How do I flatten JSON blobs into a Data Frame using Spark Spark SQL - vaquarkhan/Apache-Kafka-poc-and-notes GitHub Wiki

I would like to flatten JSON blobs into a Data Frame using Spark/Spark SQl inside Spark-Shell.

val df = spark.sql("select body from test limit 3"); // body is a json encoded blob column

val df2 = df.select(df("body").cast(StringType).as("body"))

when I do

df2.show // shows the 3 rows

body


{"k1": "v1", "k2": "v2" }

{"k3": "v3"}

{"k4": "v4", "k5": "v5", "k6": "v6"}


Now say I have billion of these rows/records but at most there will 5 different json schemas for all billion rows. Now how do I flatten such that I get a data frame in the format below? Should I use df.forEach or df.forEachPartition or df.explode or df.flatMap? How do I make sure I am not creating a billion data frames and trying to union all of them or something more inefficient. It will be great if I could see a code sample. Also since this might have Nil I wonder if they would take up any space? I initially tried it with UDF's and I keep getting some exception saying "Any" Type is not supported and so on. So an example on how to do this would help!

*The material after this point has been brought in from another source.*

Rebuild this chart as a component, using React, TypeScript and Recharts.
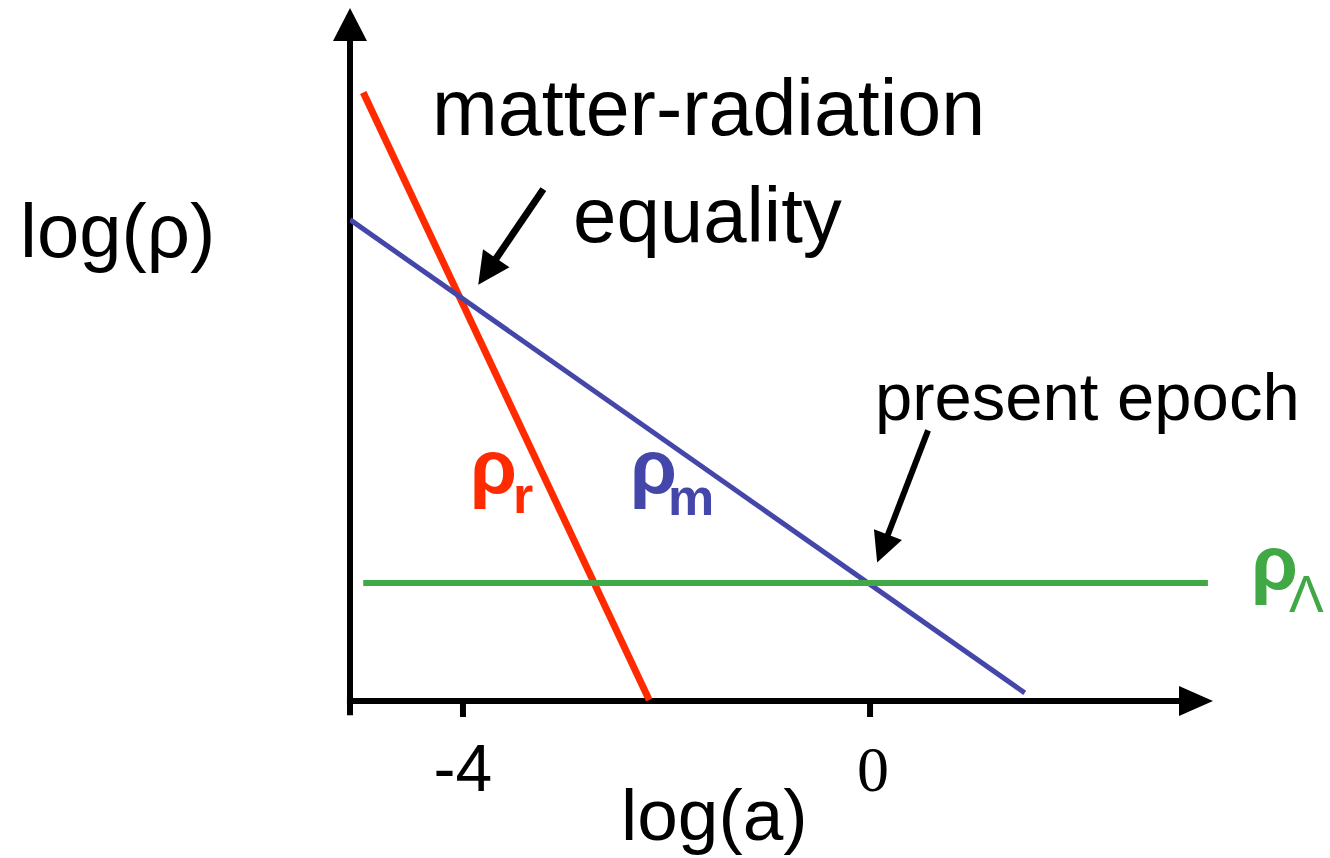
import { LineChart, Line, XAxis, YAxis, ReferenceLine } from 'recharts';

// log(a) / log(rho) end points
const logAR = [-4.98, -2.17];
const rhoR = [5.98, 0.01];
const logAM = [-5.11, 1.52];
const rhoM = [4.73, 0.08];
const logAL = [-4.98, 3.32];
const rhoL = [1.16, 1.16];
const xTicks = [-4, 0];

const zip = (xs: number[], ys: number[]) => xs.map((x, i) => ({ x, y: ys[i] }));
const radiation = zip(logAR, rhoR);
const matter = zip(logAM, rhoM);
const lambda = zip(logAL, rhoL);

const SANS = 'Liberation Sans, Arial, sans-serif';
const SERIF = 'Liberation Serif, Times New Roman, serif';
const RED = '#FF2A00';
const BLUE = '#4447A9';
const GREEN = '#41A846';

// line with a filled triangular head at (x2, y2)
const arrow = (width: number, head: number, half: number) => (props: any) => {
  const { x1, y1, x2, y2 } = props;
  const len = Math.hypot(x2 - x1, y2 - y1);
  const ux = (x2 - x1) / len;
  const uy = (y2 - y1) / len;
  const bx = x2 - ux * head;
  const by = y2 - uy * head;
  const pts = [
    [x2, y2],
    [bx - uy * half, by + ux * half],
    [bx + uy * half, by - ux * half],
  ]
    .map((p) => p.join(','))
    .join(' ');
  return (
    <g>
      <line x1={x1} y1={y1} x2={bx + ux * 2} y2={by + uy * 2} stroke="#000" strokeWidth={width} />
      <polygon points={pts} fill="#000" />
    </g>
  );
};

const Tick = ({ x, y, payload }: any) => (
  <text
    x={payload.value === 0 ? x + 3 : x}
    y={y + 72}
    textAnchor="middle"
    fontSize={payload.value === 0 ? 64 : 66}
    fontFamily={payload.value === 0 ? SERIF : SANS}
    fill="#000"
  >
    {payload.value}
  </text>
);

export default function App() {
  return (
    <div style={{ position: 'absolute', left: 0, top: 0, background: '#fff' }}>
      <LineChart width={1330} height={858} margin={{ top: 8, right: 117, bottom: 57, left: 350 }}>
        <XAxis
          type="number"
          dataKey="x"
          domain={[-5.11, 3.37]}
          ticks={xTicks}
          axisLine={false}
          tickLine={{ stroke: '#000', strokeWidth: 6 }}
          tickSize={16}
          tickMargin={2}
          height={100}
          tick={<Tick />}
          allowDataOverflow
        />
        <YAxis type="number" domain={[0, 6.81]} hide allowDataOverflow />

        <ReferenceLine
          segment={[{ x: -5.11, y: -0.14 }, { x: -5.11, y: 6.81 }]}
          ifOverflow="visible"
          shape={arrow(6, 33, 17)}
        />
        <ReferenceLine
          segment={[{ x: -5.14, y: 0 }, { x: 3.37, y: 0 }]}
          ifOverflow="visible"
          shape={arrow(6, 34, 15)}
        />

        <Line data={radiation} dataKey="y" stroke={RED} strokeWidth={7} dot={false} isAnimationActive={false} />
        <Line data={matter} dataKey="y" stroke={BLUE} strokeWidth={5} dot={false} isAnimationActive={false} />
        <Line data={lambda} dataKey="y" stroke={GREEN} strokeWidth={6} dot={false} isAnimationActive={false} />

        <ReferenceLine
          segment={[{ x: -3.21, y: 5.03 }, { x: -3.85, y: 4.09 }]}
          ifOverflow="visible"
          shape={arrow(7, 32, 16)}
        />
        <ReferenceLine
          segment={[{ x: 0.57, y: 2.66 }, { x: 0.07, y: 1.36 }]}
          ifOverflow="visible"
          shape={arrow(6, 30, 15)}
        />

        <g fontFamily={SANS} fill="#000">
          <text x={20} y={257} fontSize={76}>log(ρ)</text>
          <text x={432} y={135} fontSize={79}>matter-radiation</text>
          <text x={573} y={242} fontSize={78}>equality</text>
          <text x={875} y={420} fontSize={67}>present epoch</text>
          <text x={621} y={840} fontSize={73}>log(a)</text>
        </g>
        <g fontFamily={SANS} fontWeight="bold">
          <text x={470} y={493} fontSize={76} fill={RED}>
            ρ<tspan fontSize={52} dx={-4} dy={20}>r</tspan>
          </text>
          <text x={630} y={493} fontSize={76} fill={BLUE}>
            ρ<tspan fontSize={52} dx={-9} dy={22}>m</tspan>
          </text>
          <text x={1251} y={589} fontSize={76} fill={GREEN}>
            ρ<tspan fontSize={52} fontWeight="normal" dx={-9} dy={23}>Λ</tspan>
          </text>
        </g>
      </LineChart>
    </div>
  );
}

"K1" | "K2" | "K3" | "K4" | "K5" | "K6"

"V1" | "V2" | | "V3" | | "V4" | "V5" | "V6" Needless to say, V1, V2, V3...V6 can be any type (String, boolean, integer, Map...). Also open to any new ideas.

This seem to work

import org.apache.spark.sql._
 val rdd = df2.rdd.map { case Row(j: String) => j }
spark.read.json(rdd).show()

However I wonder if this any inefficiency here ? since I have to apply this function for billion rows.

Michael Armbrust Nov 21 (1 day ago)

to kant, user In Spark 2.1 we've added a from_json function that I think will do what you want.